Which lines contain the string "with"? Please list every one of them.

─── Material ───

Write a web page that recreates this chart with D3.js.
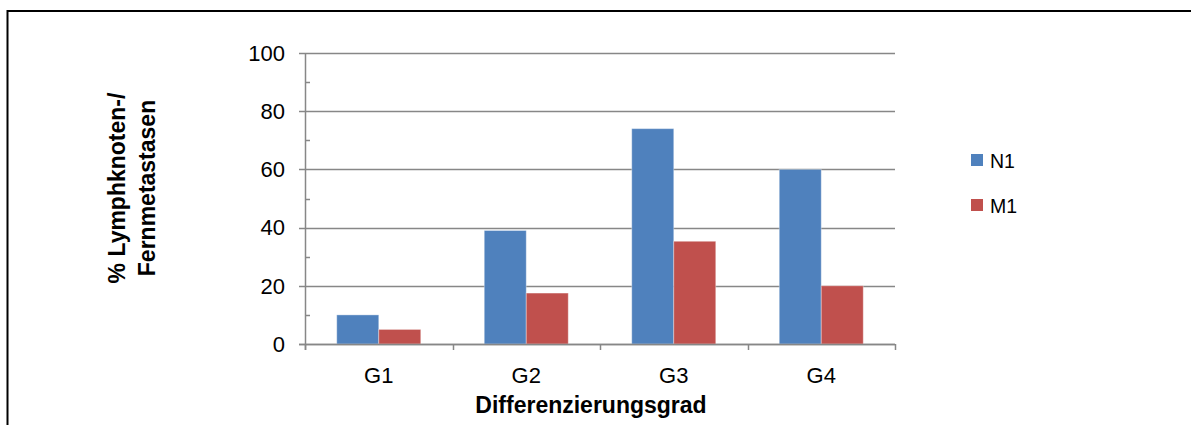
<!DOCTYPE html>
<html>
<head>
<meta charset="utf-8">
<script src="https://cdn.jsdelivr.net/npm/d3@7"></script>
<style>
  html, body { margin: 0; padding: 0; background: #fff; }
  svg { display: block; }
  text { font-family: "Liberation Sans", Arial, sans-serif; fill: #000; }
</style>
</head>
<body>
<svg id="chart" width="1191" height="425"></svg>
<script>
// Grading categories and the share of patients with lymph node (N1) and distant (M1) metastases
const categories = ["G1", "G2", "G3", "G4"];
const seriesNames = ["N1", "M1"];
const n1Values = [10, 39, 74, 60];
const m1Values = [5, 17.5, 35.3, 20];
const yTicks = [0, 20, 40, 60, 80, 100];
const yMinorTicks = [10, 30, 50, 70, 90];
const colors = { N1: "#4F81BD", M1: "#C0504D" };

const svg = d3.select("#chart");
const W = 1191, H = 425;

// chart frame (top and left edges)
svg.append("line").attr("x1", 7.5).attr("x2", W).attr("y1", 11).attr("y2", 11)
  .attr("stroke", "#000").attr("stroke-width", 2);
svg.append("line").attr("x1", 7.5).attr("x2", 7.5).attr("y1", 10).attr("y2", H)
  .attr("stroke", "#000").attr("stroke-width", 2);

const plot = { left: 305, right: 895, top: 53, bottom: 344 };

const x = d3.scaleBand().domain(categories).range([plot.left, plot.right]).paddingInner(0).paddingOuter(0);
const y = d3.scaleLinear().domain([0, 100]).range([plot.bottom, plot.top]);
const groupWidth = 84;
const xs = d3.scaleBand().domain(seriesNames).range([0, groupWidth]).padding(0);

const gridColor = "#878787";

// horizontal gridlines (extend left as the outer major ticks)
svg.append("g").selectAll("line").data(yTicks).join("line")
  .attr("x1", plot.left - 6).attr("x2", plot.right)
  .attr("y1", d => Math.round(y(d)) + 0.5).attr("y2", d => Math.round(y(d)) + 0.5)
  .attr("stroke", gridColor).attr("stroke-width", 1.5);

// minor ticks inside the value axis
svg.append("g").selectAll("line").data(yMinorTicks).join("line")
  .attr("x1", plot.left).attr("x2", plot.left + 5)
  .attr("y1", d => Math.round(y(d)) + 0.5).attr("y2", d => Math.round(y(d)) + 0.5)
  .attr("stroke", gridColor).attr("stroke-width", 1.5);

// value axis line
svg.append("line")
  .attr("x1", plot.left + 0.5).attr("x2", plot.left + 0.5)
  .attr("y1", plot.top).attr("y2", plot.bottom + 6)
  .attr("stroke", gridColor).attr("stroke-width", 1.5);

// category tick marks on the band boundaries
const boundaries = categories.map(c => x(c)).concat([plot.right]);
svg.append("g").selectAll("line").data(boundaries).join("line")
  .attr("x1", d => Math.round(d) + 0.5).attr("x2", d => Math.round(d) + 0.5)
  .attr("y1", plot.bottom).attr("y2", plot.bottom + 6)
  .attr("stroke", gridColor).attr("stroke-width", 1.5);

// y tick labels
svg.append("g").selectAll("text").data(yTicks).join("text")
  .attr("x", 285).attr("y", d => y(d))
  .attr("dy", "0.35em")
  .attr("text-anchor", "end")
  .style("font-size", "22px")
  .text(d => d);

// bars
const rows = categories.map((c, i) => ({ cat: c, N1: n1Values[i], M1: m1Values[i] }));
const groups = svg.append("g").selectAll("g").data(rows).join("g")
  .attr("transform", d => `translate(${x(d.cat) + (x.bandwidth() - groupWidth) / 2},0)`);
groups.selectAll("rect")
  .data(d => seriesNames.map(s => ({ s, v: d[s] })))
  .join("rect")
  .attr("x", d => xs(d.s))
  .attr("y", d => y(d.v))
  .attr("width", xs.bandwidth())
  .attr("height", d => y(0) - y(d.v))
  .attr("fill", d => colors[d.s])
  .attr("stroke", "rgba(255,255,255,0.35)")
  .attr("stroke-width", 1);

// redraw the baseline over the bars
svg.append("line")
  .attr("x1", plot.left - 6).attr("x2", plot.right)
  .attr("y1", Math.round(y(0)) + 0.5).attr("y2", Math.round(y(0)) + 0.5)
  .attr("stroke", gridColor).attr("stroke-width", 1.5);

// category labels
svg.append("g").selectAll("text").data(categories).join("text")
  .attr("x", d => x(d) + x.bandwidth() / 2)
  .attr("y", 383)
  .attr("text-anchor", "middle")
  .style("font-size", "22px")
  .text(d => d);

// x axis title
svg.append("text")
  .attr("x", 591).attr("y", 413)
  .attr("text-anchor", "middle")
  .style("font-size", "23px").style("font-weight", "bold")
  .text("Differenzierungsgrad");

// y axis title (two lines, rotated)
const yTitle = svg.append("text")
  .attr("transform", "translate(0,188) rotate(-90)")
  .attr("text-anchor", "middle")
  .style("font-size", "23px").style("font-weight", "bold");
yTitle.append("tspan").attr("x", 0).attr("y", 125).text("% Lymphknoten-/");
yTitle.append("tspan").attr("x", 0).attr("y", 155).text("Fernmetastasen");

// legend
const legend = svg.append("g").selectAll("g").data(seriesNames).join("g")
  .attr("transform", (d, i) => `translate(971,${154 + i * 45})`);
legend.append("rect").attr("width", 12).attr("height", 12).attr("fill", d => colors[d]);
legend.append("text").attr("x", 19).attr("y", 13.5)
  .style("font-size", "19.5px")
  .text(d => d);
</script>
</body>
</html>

───

> _Final result_:
Write a web page that recreates this chart with D3.js.
// Grading categories and the share of patients with lymph node (N1) and distant (M1) metastases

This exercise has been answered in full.